The data must be returned in full and exactly as given.
######
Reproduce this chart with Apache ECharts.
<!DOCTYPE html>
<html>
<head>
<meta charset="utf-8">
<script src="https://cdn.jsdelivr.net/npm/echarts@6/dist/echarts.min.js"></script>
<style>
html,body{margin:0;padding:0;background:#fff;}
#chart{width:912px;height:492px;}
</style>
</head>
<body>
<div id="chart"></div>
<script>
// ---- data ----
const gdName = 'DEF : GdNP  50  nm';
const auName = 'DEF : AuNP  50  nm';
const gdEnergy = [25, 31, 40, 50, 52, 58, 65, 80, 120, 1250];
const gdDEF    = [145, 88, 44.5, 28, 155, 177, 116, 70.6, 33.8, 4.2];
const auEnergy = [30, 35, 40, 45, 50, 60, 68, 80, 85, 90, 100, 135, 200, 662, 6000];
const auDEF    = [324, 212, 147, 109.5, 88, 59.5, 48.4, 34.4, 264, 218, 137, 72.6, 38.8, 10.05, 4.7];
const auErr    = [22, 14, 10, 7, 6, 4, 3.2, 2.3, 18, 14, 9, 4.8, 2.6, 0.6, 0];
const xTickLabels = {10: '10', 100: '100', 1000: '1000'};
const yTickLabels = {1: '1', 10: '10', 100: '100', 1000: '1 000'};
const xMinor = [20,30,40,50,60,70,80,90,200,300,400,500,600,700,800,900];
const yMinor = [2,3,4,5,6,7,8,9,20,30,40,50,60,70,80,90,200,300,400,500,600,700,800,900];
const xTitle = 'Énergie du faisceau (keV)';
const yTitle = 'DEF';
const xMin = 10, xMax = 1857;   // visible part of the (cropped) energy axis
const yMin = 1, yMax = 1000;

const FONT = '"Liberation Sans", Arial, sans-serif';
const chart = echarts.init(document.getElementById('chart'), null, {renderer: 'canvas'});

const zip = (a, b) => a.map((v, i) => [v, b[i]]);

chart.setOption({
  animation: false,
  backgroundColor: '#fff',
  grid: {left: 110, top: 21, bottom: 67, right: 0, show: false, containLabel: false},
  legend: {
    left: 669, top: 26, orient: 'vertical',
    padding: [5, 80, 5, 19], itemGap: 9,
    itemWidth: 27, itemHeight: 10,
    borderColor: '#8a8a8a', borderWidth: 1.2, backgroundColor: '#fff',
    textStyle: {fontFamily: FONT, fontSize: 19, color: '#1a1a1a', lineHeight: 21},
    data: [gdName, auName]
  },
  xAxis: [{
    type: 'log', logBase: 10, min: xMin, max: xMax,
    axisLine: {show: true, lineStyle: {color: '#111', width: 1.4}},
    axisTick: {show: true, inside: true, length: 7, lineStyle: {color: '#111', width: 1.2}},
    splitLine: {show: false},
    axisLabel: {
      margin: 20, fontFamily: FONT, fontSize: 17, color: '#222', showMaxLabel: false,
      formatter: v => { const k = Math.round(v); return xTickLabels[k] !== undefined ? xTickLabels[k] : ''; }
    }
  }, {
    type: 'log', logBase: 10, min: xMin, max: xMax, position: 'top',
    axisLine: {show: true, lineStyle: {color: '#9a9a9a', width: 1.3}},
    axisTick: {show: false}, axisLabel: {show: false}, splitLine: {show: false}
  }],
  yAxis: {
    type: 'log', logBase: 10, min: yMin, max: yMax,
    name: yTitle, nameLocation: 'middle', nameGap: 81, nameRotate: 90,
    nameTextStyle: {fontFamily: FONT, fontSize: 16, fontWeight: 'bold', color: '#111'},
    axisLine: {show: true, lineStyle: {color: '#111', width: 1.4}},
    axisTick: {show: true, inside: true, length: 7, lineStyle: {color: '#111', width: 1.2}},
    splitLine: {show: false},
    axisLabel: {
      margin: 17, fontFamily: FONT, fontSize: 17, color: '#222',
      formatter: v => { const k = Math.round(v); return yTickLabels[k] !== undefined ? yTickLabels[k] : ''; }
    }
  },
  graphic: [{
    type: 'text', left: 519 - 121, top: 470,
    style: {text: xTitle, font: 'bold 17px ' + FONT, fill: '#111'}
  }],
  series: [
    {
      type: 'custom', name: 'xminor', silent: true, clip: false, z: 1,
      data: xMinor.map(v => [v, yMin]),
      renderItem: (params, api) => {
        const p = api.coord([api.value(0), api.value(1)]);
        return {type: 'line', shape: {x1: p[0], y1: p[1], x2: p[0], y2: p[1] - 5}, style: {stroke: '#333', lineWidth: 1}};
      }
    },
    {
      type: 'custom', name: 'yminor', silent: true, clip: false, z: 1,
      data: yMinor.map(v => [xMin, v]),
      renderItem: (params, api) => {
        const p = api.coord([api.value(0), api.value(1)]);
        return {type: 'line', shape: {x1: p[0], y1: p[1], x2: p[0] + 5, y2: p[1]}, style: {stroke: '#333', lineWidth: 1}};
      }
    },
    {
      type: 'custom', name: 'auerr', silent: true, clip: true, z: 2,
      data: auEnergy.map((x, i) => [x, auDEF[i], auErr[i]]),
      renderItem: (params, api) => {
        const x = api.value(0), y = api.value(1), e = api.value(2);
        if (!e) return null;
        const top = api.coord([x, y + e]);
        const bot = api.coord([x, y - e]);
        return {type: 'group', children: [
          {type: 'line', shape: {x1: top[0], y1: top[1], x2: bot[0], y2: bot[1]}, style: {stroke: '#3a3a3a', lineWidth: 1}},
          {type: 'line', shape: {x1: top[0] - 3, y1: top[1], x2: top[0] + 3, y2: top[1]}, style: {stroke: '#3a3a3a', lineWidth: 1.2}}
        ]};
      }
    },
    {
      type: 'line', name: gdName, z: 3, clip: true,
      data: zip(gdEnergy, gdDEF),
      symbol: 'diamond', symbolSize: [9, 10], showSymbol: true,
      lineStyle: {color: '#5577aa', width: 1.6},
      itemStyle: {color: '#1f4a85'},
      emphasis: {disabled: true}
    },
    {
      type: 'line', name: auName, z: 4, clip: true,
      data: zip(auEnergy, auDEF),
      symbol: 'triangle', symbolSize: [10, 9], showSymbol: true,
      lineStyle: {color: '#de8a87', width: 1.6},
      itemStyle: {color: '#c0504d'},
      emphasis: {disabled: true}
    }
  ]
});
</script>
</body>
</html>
######
RESULT OF THE EXERCISE →
Reproduce this chart with Apache ECharts.
<!DOCTYPE html>
<html>
<head>
<meta charset="utf-8">
<script src="https://cdn.jsdelivr.net/npm/echarts@6/dist/echarts.min.js"></script>
<style>
html,body{margin:0;padding:0;background:#fff;}
#chart{width:912px;height:492px;}
</style>
</head>
<body>
<div id="chart"></div>
<script>
// ---- data ----
const gdName = 'DEF : GdNP  50  nm';
const auName = 'DEF : AuNP  50  nm';
const gdEnergy = [25, 31, 40, 50, 52, 58, 65, 80, 120, 1250];
const gdDEF    = [145, 88, 44.5, 28, 155, 177, 116, 70.6, 33.8, 4.2];
const auEnergy = [30, 35, 40, 45, 50, 60, 68, 80, 85, 90, 100, 135, 200, 662, 6000];
const auDEF    = [324, 212, 147, 109.5, 88, 59.5, 48.4, 34.4, 264, 218, 137, 72.6, 38.8, 10.05, 4.7];
const auErr    = [22, 14, 10, 7, 6, 4, 3.2, 2.3, 18, 14, 9, 4.8, 2.6, 0.6, 0];
const xTickLabels = {10: '10', 100: '100', 1000: '1000'};
const yTickLabels = {1: '1', 10: '10', 100: '100', 1000: '1 000'};
const xMinor = [20,30,40,50,60,70,80,90,200,300,400,500,600,700,800,900];
const yMinor = [2,3,4,5,6,7,8,9,20,30,40,50,60,70,80,90,200,300,400,500,600,700,800,900];
const xTitle = 'Énergie du faisceau (keV)';
const yTitle = 'DEF';
const xMin = 10, xMax = 1857;   // visible part of the (cropped) energy axis
const yMin = 1, yMax = 1000;

const FONT = '"Liberation Sans", Arial, sans-serif';
const chart = echarts.init(document.getElementById('chart'), null, {renderer: 'canvas'});

const zip = (a, b) => a.map((v, i) => [v, b[i]]);

chart.setOption({
  animation: false,
  backgroundColor: '#fff',
  grid: {left: 110, top: 21, bottom: 67, right: 0, show: false, containLabel: false},
  legend: {
    left: 669, top: 26, orient: 'vertical',
    padding: [5, 80, 5, 19], itemGap: 9,
    itemWidth: 27, itemHeight: 10,
    borderColor: '#8a8a8a', borderWidth: 1.2, backgroundColor: '#fff',
    textStyle: {fontFamily: FONT, fontSize: 19, color: '#1a1a1a', lineHeight: 21},
    data: [gdName, auName]
  },
  xAxis: [{
    type: 'log', logBase: 10, min: xMin, max: xMax,
    axisLine: {show: true, lineStyle: {color: '#111', width: 1.4}},
    axisTick: {show: true, inside: true, length: 7, lineStyle: {color: '#111', width: 1.2}},
    splitLine: {show: false},
    axisLabel: {
      margin: 20, fontFamily: FONT, fontSize: 17, color: '#222', showMaxLabel: false,
      formatter: v => { const k = Math.round(v); return xTickLabels[k] !== undefined ? xTickLabels[k] : ''; }
    }
  }, {
    type: 'log', logBase: 10, min: xMin, max: xMax, position: 'top',
    axisLine: {show: true, lineStyle: {color: '#9a9a9a', width: 1.3}},
    axisTick: {show: false}, axisLabel: {show: false}, splitLine: {show: false}
  }],
  yAxis: {
    type: 'log', logBase: 10, min: yMin, max: yMax,
    name: yTitle, nameLocation: 'middle', nameGap: 81, nameRotate: 90,
    nameTextStyle: {fontFamily: FONT, fontSize: 16, fontWeight: 'bold', color: '#111'},
    axisLine: {show: true, lineStyle: {color: '#111', width: 1.4}},
    axisTick: {show: true, inside: true, length: 7, lineStyle: {color: '#111', width: 1.2}},
    splitLine: {show: false},
    axisLabel: {
      margin: 17, fontFamily: FONT, fontSize: 17, color: '#222',
      formatter: v => { const k = Math.round(v); return yTickLabels[k] !== undefined ? yTickLabels[k] : ''; }
    }
  },
  graphic: [{
    type: 'text', left: 519 - 121, top: 470,
    style: {text: xTitle, font: 'bold 17px ' + FONT, fill: '#111'}
  }],
  series: [
    {
      type: 'custom', name: 'xminor', silent: true, clip: false, z: 1,
      data: xMinor.map(v => [v, yMin]),
      renderItem: (params, api) => {
        const p = api.coord([api.value(0), api.value(1)]);
        return {type: 'line', shape: {x1: p[0], y1: p[1], x2: p[0], y2: p[1] - 5}, style: {stroke: '#333', lineWidth: 1}};
      }
    },
    {
      type: 'custom', name: 'yminor', silent: true, clip: false, z: 1,
      data: yMinor.map(v => [xMin, v]),
      renderItem: (params, api) => {
        const p = api.coord([api.value(0), api.value(1)]);
        return {type: 'line', shape: {x1: p[0], y1: p[1], x2: p[0] + 5, y2: p[1]}, style: {stroke: '#333', lineWidth: 1}};
      }
    },
    {
      type: 'custom', name: 'auerr', silent: true, clip: true, z: 2,
      data: auEnergy.map((x, i) => [x, auDEF[i], auErr[i]]),
      renderItem: (params, api) => {
        const x = api.value(0), y = api.value(1), e = api.value(2);
        if (!e) return null;
        const top = api.coord([x, y + e]);
        const bot = api.coord([x, y - e]);
        return {type: 'group', children: [
          {type: 'line', shape: {x1: top[0], y1: top[1], x2: bot[0], y2: bot[1]}, style: {stroke: '#3a3a3a', lineWidth: 1}},
          {type: 'line', shape: {x1: top[0] - 3, y1: top[1], x2: top[0] + 3, y2: top[1]}, style: {stroke: '#3a3a3a', lineWidth: 1.2}}
        ]};
      }
    },
    {
      type: 'line', name: gdName, z: 3, clip: true,
      data: zip(gdEnergy, gdDEF),
      symbol: 'diamond', symbolSize: [9, 10], showSymbol: true,
      lineStyle: {color: '#5577aa', width: 1.6},
      itemStyle: {color: '#1f4a85'},
      emphasis: {disabled: true}
    },
    {
      type: 'line', name: auName, z: 4, clip: true,
      data: zip(auEnergy, auDEF),
      symbol: 'triangle', symbolSize: [10, 9], showSymbol: true,
      lineStyle: {color: '#de8a87', width: 1.6},
      itemStyle: {color: '#c0504d'},
      emphasis: {disabled: true}
    }
  ]
});
</script>
</body>
</html>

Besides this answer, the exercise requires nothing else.